The 'control cage' style of defining a curve is perhaps less intuitive than the handle-style, since the defined points are not on the curve, but it does hew more closely to actual mathematical calculation of the curve. Here, the user is asked to define a set of control points through which a curve will be interpolated. Note the relationship between the control cage and the resulting curve: only the first and last points given are on the curve, and the points directly adjacent to these describe the direction and magnitude of the tangency (much like a handle).

Kinks and Weights

Special implementations of NURBS can include additional control structures besides the control points - including "weights", or relative influence of each point, and "kinks" indicating a moment of non-tangency.

Features and Idiosyncrasies

Due to their nature as interpolated parametric descriptions, NURBS Curves and Surfaces present a number of features that we might expect as well as idiosyncrasies that we might not.

Directionality

Because they are described by parametric equations, NURBS curves and surfaces exhibit directionality. When working with curves to create higher-level objects we must be aware of their relative directions. Use the Dir command in Rhino to view and edit the direction of objects.

Non-Uniform Division

Also due to their parametric nature, the division of NURBS curves and surfaces into equal-length divisions is not a natural operation. While software packages such as Rhino offer methods for doing so, such as the Divide command, other processes (such as the Grasshopper division of a curve seen nearby) suffer from the non-uniformity of NURBS curves.

Rectangular Topology

NURBS Surfaces are four-sided. Always. Their u- and v- directions are revealed to us when we view the isoparametric lines (or isoparms) that inscribe the rectangular grid on them.
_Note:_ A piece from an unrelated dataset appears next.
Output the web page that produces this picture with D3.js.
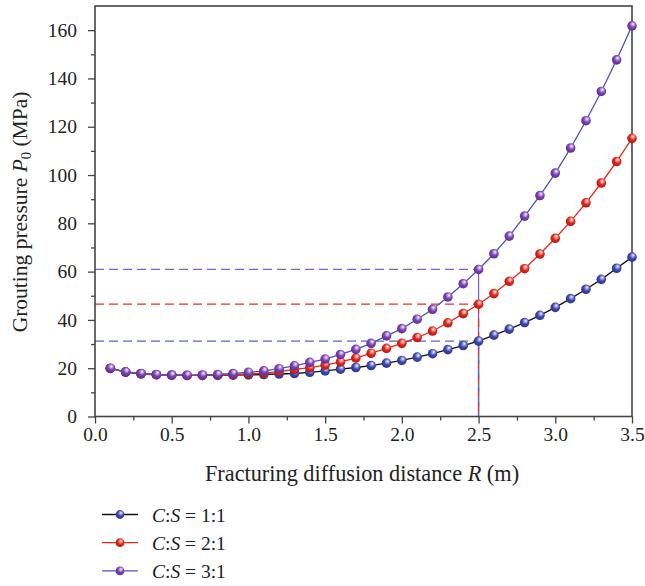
<!DOCTYPE html>
<html><head><meta charset="utf-8">
<script src="https://cdn.jsdelivr.net/npm/d3@7"></script>
<style>body{margin:0;background:#fff}svg{display:block}text{font-family:"Liberation Serif","Times New Roman",serif;fill:#222}</style>
</head><body>
<svg id="c" width="645" height="586"></svg>
<script>
const xs = [0.1,0.2,0.3,0.4,0.5,0.6,0.7,0.8,0.9,1.0,1.1,1.2,1.3,1.4,1.5,1.6,1.7,1.8,1.9,2.0,2.1,2.2,2.3,2.4,2.5,2.6,2.7,2.8,2.9,3.0,3.1,3.2,3.3,3.4,3.5];
const cs11 = [19.9,18.4,17.7,17.3,17.1,17.0,17.0,17.0,17.1,17.2,17.4,17.6,17.8,18.3,18.9,19.6,20.3,21.1,22.1,23.2,24.6,26.0,27.7,29.4,31.2,33.7,36.2,38.9,41.9,45.2,48.8,52.7,56.8,61.4,66.0];
const cs21 = [19.9,18.4,17.7,17.3,17.1,17.0,17.0,17.1,17.3,17.6,18.0,18.6,19.5,20.2,21.3,22.6,24.2,26.2,28.2,30.3,32.7,35.4,38.8,42.6,46.5,50.9,56.0,61.2,67.3,73.8,80.8,88.5,96.7,105.6,115.2];
const cs31 = [20.0,18.5,17.8,17.4,17.2,17.1,17.2,17.4,17.8,18.3,18.9,19.8,21.0,22.4,23.8,25.7,27.8,30.3,33.4,36.4,40.3,44.4,49.5,55.0,60.9,67.4,74.7,83.0,91.5,100.8,111.2,122.5,134.6,147.7,161.8];
const seriesNames = ["1:1","2:1","3:1"];
const xTicks = [0,0.5,1.0,1.5,2.0,2.5,3.0,3.5];
const yTicks = [0,20,40,60,80,100,120,140,160];
const refX = 2.5;

const svg = d3.select("#c");
const L=95, R=632, T=6, B=416.5;
const x = d3.scaleLinear().domain([0,3.5]).range([L,R]);
const y = d3.scaleLinear().domain([0,170]).range([B,T]);

const defs = svg.append("defs");
const styles = [
  {data:cs11, line:"#111", ball:"#3d47b3", dash:"#5b64c9", id:"g1"},
  {data:cs21, line:"#e6261c", ball:"#e3261c", dash:"#e8311f", id:"g2"},
  {data:cs31, line:"#4853bf", ball:"#7b40b8", dash:"#8060cc", id:"g3"}
];
styles.forEach(s=>{
  const g = defs.append("radialGradient").attr("id",s.id).attr("cx","55%").attr("cy","40%").attr("r","60%").attr("fx","62%").attr("fy","30%");
  g.append("stop").attr("offset","0%").attr("stop-color","#fff");
  g.append("stop").attr("offset","25%").attr("stop-color",d3.interpolateRgb("#fff",s.ball)(0.5));
  g.append("stop").attr("offset","55%").attr("stop-color",s.ball);
  g.append("stop").attr("offset","100%").attr("stop-color",d3.color(s.ball).darker(0.8));
});

// dashed reference lines
const refIdx = xs.indexOf(refX);
styles.forEach(s=>{
  const v = s.data[refIdx];
  svg.append("line").attr("x1",x(0)).attr("x2",x(refX)).attr("y1",y(v)).attr("y2",y(v))
    .attr("stroke",s.dash).attr("stroke-width",1.3).attr("stroke-dasharray","9,5");
});
[2,1,0].forEach(i=>{
  const s=styles[i]; const v=s.data[refIdx];
  svg.append("line").attr("x1",x(refX)).attr("x2",x(refX)).attr("y1",y(v)).attr("y2",y(0))
    .attr("stroke",s.dash).attr("stroke-width",1.3).attr("stroke-dasharray", i===2?null:"9,5");
});

// axes
const ax = svg.append("g").attr("transform",`translate(0,${B})`)
  .call(d3.axisBottom(x).tickValues(xTicks).tickFormat(d3.format(".1f")).tickSize(7).tickPadding(4));
const axm = svg.append("g").attr("transform",`translate(0,${B})`)
  .call(d3.axisBottom(x).tickValues(d3.range(0.25,3.5,0.5)).tickFormat("").tickSize(4));
const ay = svg.append("g").attr("transform",`translate(${L},0)`)
  .call(d3.axisLeft(y).tickValues(yTicks).tickSize(7).tickPadding(11));
const aym = svg.append("g").attr("transform",`translate(${L},0)`)
  .call(d3.axisLeft(y).tickValues(d3.range(10,170,20)).tickFormat("").tickSize(4));
[ax,axm,ay,aym].forEach(a=>{
  a.selectAll(".domain").remove();
  a.selectAll("line").attr("stroke","#444").attr("stroke-width",1.3);
  a.selectAll("text").attr("font-size",19.5).attr("fill","#222").style("font-family",'"Liberation Serif",serif');
});
// frame
svg.append("rect").attr("x",L).attr("y",T).attr("width",R-L).attr("height",B-T)
  .attr("fill","none").attr("stroke","#444").attr("stroke-width",1.6);

// series
const lineGen = d3.line().x((d,i)=>x(xs[i])).y(d=>y(d));
styles.forEach(s=>{
  svg.append("path").datum(s.data).attr("d",lineGen).attr("fill","none").attr("stroke",s.line).attr("stroke-width",1.3);
});
styles.forEach(s=>{
  svg.append("g").selectAll("circle").data(s.data).join("circle")
    .attr("cx",(d,i)=>x(xs[i])).attr("cy",d=>y(d)).attr("r",4.8).attr("fill",`url(#${s.id})`);
});

// axis titles
const xt = svg.append("text").attr("x",362).attr("y",481).attr("text-anchor","middle").attr("font-size",22.3);
xt.append("tspan").text("Fracturing diffusion distance ");
xt.append("tspan").attr("font-style","italic").text("R");
xt.append("tspan").text(" (m)");
const yt = svg.append("text").attr("transform","translate(27,212) rotate(-90)").attr("text-anchor","middle").attr("font-size",21.5);
yt.append("tspan").text("Grouting pressure ");
yt.append("tspan").attr("font-style","italic").text("P");
yt.append("tspan").attr("font-size",14.5).attr("dy",4).text("0");
yt.append("tspan").attr("dy",-4).text(" (MPa)");

// legend
styles.forEach((s,i)=>{
  const ly = 514.5 + i*28.2;
  svg.append("line").attr("x1",102).attr("x2",138).attr("y1",ly).attr("y2",ly).attr("stroke",s.line).attr("stroke-width",1.3);
  svg.append("circle").attr("cx",120).attr("cy",ly).attr("r",4.4).attr("fill",`url(#${s.id})`);
  const t = svg.append("text").attr("x",152).attr("y",ly+7).attr("font-size",19.5);
  t.append("tspan").attr("font-style","italic").text("C");
  t.append("tspan").text(":");
  t.append("tspan").attr("font-style","italic").text("S");
  t.append("tspan").text(" = " + seriesNames[i]);
});
</script>
</body></html>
Dealing with the four-sided nature of the NURBS surface is like working with a rubber sheet. There are a number of approaches to sidestepping the four-sidedness of NURBS Surfaces, but each of these should be taken with a grain of salt. These are, in essence, "wrappers" or hacks, and the underlying mathematical representation of the NURBS Surface remains four-sided in each of them.

Subdivide

The most direct approach to getting around the four-sided limitation is to subdivide a given surface into four-sided parts. This generally works quite well, as the integrity of the NURBS surface is maintained. However, it can be ineffective in describing certain classes of form, and difficult to maintain if edges are forced into locations where they are not required.

Shrink

Shrinking an edge of a NURBS surface until it's dimension is nearly zero is another approach to the four-sided limitation, one that allows the construction of something that is topologically triangular. The downside of such an approach is that isoparametric lines will converge toward the "shrunken" edge. This can cause problems when arraying objects along the surface, or using the surface as a guide for the positioning of dependent geometry.

Stretch

It's not pretty, but one edge of a NURBS surface may be stretched and distorted such that it approximates two edges of a figure. The corner that lies at the middle of one of the NURBS surface edges will always display a rounded corner of some dimension.

Trim

By employing the higher-level description of a curve that rides along the surface of a NURBS Curve and defines a "legal boundary" beyond which the surface is simply ignored, we can create NURBS Surfaces with however many sides we want. The unfortunate consequence of this approach is that edits to the underlying surface must be conducted separately from the trim curve, which often results in difficult situations along trimmed edges.